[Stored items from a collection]
=-=-=-=-=
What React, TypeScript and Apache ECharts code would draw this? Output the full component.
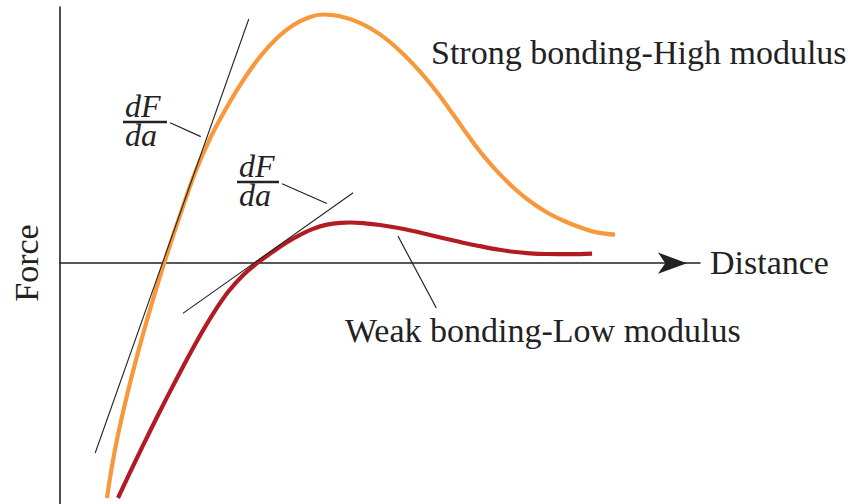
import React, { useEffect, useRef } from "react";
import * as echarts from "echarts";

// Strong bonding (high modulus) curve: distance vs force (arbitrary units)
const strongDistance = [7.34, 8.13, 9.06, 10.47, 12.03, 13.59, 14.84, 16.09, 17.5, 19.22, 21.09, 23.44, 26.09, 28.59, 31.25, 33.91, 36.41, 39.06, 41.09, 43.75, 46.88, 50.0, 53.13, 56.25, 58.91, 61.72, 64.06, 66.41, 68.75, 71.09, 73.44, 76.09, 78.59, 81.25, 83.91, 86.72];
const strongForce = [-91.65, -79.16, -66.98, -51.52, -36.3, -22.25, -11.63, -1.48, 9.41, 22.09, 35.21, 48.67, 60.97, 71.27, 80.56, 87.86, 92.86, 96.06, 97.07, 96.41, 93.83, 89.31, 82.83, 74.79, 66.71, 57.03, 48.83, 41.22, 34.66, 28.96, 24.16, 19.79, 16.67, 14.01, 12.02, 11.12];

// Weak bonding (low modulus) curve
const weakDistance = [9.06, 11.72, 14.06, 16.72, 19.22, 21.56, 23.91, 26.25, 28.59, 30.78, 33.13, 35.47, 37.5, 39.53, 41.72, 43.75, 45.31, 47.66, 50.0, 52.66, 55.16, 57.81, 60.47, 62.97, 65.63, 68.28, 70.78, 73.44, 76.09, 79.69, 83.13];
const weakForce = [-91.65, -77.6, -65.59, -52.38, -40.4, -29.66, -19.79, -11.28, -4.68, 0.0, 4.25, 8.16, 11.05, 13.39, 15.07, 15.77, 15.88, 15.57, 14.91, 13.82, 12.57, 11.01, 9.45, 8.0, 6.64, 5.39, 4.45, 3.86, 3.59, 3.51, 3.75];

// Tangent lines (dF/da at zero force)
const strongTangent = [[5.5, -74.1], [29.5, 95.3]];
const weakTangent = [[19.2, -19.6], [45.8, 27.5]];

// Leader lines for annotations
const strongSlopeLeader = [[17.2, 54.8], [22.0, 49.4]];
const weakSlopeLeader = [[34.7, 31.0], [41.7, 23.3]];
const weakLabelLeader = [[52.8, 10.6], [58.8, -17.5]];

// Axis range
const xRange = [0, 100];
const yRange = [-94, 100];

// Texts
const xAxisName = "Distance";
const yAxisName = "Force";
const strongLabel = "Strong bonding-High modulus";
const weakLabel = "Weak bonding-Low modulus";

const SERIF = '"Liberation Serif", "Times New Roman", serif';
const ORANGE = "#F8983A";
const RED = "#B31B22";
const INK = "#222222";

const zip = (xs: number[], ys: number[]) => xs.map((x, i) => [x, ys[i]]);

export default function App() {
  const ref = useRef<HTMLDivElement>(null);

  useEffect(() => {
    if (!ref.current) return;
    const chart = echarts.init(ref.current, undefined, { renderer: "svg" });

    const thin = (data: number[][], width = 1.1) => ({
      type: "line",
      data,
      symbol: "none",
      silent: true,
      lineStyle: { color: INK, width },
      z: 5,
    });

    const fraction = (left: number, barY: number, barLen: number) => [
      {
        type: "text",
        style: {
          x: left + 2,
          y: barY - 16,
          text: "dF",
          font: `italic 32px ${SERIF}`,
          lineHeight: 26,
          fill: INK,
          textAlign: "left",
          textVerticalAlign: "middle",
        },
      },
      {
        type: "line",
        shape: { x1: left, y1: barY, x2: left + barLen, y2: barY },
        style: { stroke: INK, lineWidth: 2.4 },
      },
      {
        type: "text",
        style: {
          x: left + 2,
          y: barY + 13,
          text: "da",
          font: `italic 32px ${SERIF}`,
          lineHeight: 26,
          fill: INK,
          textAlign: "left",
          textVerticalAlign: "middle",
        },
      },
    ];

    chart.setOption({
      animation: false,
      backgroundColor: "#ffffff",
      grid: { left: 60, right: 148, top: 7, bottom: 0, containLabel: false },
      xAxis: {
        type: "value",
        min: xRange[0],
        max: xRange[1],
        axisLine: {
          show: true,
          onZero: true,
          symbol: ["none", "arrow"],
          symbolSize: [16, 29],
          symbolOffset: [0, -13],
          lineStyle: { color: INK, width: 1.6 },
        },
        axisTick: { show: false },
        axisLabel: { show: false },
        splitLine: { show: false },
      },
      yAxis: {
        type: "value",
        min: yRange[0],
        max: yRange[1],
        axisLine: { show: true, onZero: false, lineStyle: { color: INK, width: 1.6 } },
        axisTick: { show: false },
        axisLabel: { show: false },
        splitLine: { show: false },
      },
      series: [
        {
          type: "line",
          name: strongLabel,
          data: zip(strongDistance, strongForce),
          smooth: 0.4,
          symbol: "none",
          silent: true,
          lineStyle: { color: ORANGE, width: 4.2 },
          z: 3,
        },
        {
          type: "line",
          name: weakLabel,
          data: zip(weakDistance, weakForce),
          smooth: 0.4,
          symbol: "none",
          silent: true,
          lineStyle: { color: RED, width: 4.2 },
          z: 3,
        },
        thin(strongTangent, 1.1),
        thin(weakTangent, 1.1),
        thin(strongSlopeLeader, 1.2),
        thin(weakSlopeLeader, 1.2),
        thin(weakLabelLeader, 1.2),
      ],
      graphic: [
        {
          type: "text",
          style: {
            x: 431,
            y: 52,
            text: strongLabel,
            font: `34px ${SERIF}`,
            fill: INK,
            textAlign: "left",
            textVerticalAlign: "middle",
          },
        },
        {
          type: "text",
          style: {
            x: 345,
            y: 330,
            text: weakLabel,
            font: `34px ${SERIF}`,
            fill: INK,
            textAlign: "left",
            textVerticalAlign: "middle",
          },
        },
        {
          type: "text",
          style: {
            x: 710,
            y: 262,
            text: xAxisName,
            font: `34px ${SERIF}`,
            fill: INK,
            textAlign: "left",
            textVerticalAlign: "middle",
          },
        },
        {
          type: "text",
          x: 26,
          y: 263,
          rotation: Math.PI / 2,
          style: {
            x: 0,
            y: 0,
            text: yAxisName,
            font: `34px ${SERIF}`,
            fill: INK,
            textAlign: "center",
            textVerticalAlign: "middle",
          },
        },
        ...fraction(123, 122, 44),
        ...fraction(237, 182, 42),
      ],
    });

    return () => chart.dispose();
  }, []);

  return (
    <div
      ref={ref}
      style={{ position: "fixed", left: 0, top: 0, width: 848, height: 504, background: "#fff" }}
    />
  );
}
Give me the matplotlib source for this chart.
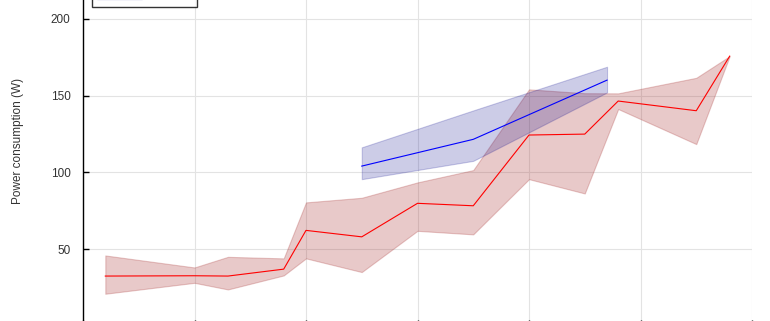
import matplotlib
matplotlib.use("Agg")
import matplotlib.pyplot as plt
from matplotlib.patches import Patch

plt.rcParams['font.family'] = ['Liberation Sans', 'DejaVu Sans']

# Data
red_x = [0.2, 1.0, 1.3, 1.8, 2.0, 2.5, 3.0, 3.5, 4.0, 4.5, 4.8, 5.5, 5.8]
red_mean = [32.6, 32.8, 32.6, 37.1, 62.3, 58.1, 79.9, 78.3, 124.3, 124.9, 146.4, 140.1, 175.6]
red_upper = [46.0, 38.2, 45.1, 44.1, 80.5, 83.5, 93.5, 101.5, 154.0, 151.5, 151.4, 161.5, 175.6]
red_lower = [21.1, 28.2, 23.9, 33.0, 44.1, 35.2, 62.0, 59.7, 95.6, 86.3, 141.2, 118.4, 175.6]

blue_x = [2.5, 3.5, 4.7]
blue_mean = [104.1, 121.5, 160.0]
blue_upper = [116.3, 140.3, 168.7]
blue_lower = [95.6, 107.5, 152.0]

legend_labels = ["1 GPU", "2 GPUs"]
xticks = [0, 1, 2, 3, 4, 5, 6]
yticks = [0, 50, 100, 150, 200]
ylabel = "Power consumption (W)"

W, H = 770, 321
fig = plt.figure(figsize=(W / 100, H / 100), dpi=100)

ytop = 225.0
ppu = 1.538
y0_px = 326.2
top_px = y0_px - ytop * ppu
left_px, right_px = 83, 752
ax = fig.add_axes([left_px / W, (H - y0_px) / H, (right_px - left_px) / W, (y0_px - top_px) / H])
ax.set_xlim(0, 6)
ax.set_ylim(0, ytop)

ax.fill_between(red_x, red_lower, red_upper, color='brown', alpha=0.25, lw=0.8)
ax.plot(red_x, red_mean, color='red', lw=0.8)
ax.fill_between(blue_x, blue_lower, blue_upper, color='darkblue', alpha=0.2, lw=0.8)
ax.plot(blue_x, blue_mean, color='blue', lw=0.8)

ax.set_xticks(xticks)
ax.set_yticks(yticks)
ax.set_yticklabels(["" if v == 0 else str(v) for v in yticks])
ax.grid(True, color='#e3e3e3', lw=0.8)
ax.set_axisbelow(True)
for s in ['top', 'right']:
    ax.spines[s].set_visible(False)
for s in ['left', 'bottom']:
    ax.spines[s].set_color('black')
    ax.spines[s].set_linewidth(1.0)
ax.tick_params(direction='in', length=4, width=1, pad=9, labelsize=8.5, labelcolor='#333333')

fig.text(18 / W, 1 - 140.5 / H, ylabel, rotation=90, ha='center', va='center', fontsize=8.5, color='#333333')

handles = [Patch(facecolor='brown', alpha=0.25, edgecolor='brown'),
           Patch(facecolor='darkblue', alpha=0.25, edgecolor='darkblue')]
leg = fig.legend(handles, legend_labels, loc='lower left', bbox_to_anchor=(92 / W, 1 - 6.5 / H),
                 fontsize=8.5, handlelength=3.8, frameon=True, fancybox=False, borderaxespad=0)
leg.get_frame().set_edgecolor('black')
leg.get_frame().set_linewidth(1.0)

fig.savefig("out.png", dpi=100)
=-=-=-=-=
*Aim:* Keep to the stretch from the line containing "Give me the matplotlib source for this chart." through the line containing "plt.rcParams['font.family'] = ['Liberation", both ends included, and copy it exactly from the listing above, minus the pictures.

*Response to this exercise:*
Give me the matplotlib source for this chart.
import matplotlib
matplotlib.use("Agg")
import matplotlib.pyplot as plt
from matplotlib.patches import Patch

plt.rcParams['font.family'] = ['Liberation Sans', 'DejaVu Sans']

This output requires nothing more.